Speaking on the Senate floor, Sessions said he supports the position of House Judiciary Committee Chairman Bob Goodlatte (R-Va.), who said Congress should not write a blank check for the administration.
"He says we simply can't provide money until we have some clarity that we're going to be taking action in this country that will keep this from happening in the future," Sessions said of Goodlatte. "He's certainly correct in that. We certainly need to do that."
Sessions also said $2 billion is "a lot of money," and that Obama's expected demand for that money more should force Congress to carefully consider that request.
"[W]e've got to take care of the children. We can't leave them in a certain circumstance where they're not fed or taken care of," he said. "We'll have to find some money I guess to do that."
The Obama administration has not offered any specifics about its pending request, but it is expected to put forward it's $2 billion proposal on Tuesday. Casting the request as an emergency appropriation would allow Congress not to find any spending or tax offsets, but at least some Republicans are expected to push for spending cuts to pay for the increase.
Obama may also ask Congress to pass legislation allowing U.S. border officials to immediately turn away unaccompanied immigrants at the border, to states that are not contiguous to the United States.

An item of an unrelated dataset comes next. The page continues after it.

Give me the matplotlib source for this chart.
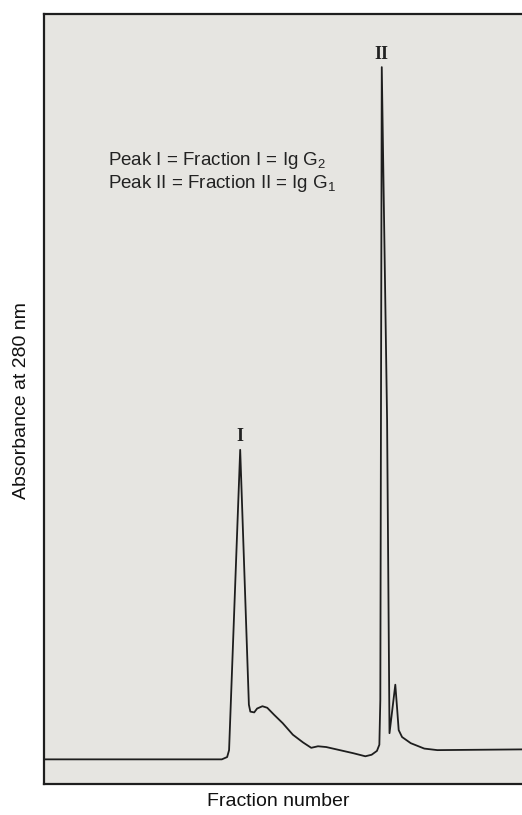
import matplotlib
matplotlib.use("Agg")
import matplotlib.pyplot as plt

plt.rcParams['font.family'] = ['Liberation Sans', 'DejaVu Sans']
plt.rcParams['mathtext.fontset'] = 'custom'
plt.rcParams['mathtext.rm'] = 'Liberation Sans'
plt.rcParams['mathtext.it'] = 'Liberation Sans'

# Elution profile (fraction number vs absorbance, arbitrary units)
fraction = [0.0, 36.8, 37.9, 38.3, 40.6, 42.4, 42.7, 43.5, 44.1, 45.2, 46.2, 47.6,
            49.4, 51.5, 53.6, 55.3, 56.7, 58.4, 61.2, 64.0, 66.5, 67.8, 68.9, 69.4,
            69.6, 69.9, 71.0, 71.5, 72.7, 73.1, 73.4, 74.1, 75.9, 78.7, 81.4, 100.0]
absorbance = [0.032, 0.032, 0.035, 0.044, 0.434, 0.103, 0.094, 0.093, 0.098, 0.101, 0.099, 0.090,
              0.079, 0.064, 0.054, 0.047, 0.049, 0.048, 0.044, 0.040, 0.036, 0.038, 0.043, 0.051,
              0.109, 0.931, 0.473, 0.066, 0.129, 0.096, 0.070, 0.061, 0.053, 0.046, 0.044, 0.045]

peak_labels = ["I", "II"]
peak_x = [40.6, 69.9]
peak_y = [0.451, 0.947]

legend_lines = ["Peak I = Fraction I = Ig G$_\\mathregular{2}$",
                "Peak II = Fraction II = Ig G$_\\mathregular{1}$"]

W, H = 522, 815
fig = plt.figure(figsize=(W / 100, H / 100), dpi=100)
fig.patch.set_facecolor('white')
ax = fig.add_axes([44 / W, 1 - 784 / H, 1 - 44 / W + 0.01, 770 / H])
ax.set_facecolor('#e6e5e1')

ax.plot(fraction, absorbance, color='#1e1e1e', lw=1.3, solid_joinstyle='round')
ax.set_xlim(0, 100)
ax.set_ylim(0, 1)
ax.set_xticks([])
ax.set_yticks([])
for s in ['left', 'top', 'bottom']:
    ax.spines[s].set_linewidth(1.6)
    ax.spines[s].set_color('#1e1e1e')
ax.spines['right'].set_visible(False)

for lab, x, y in zip(peak_labels, peak_x, peak_y):
    ax.text(x, y, lab, ha='center', va='center', fontsize=13,
            family=['Liberation Serif', 'DejaVu Serif'], fontweight='bold', color='#222222')

fig.text(108 / W, 1 - 165 / H, legend_lines[0], ha='left', va='baseline', fontsize=13.5, color='#222222')
fig.text(108 / W, 1 - 188 / H, legend_lines[1], ha='left', va='baseline', fontsize=13.5, color='#222222')

fig.text(278 / W, 1 - 802 / H, "Fraction number", ha='center', va='center', fontsize=14, color='#111111')
fig.text(22 / W, 1 - 401 / H, "Absorbance at 280 nm", ha='center', va='center', rotation=90,
         fontsize=14, color='#111111')

fig.savefig("out.png", dpi=100)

Republicans may accept that, as many have said deportations need to be happening more quickly.
So far this year, more than 52,000 illegal immigrant children have made it across the U.S. border, and many are being held in various states around the country as they wait for deportation hearings.
Over the weekend, Homeland Security Secretary Jeh Johnson used passive language to describe the administration's response to the flood of immigrants — he noted that these immigrants would face deportation proceedings, but declined to say thousands of these people would be deported.
Sessions slammed Johnson's description on the Senate floor by saying the top immigration law enforcement officer should be more clear, in order to help persuade others not to try entering the country.
"This is the top law enforcement officer with regard to immigration in America," Sessions said. "And he could not say, 'do not come to America unlawfully, it violates our laws, we cannot accept that, if you do so you will be deported, and if you bring children, you both are going to be deported.'
"Why couldn't he say that? He couldn't say it because they've had no serious policy to effectuate that law, which is current law, since he's been in office and before," he said. "And they just don't want to say it.
"It's just stunning to me that you can't have clarity and leadership in the top people in our government."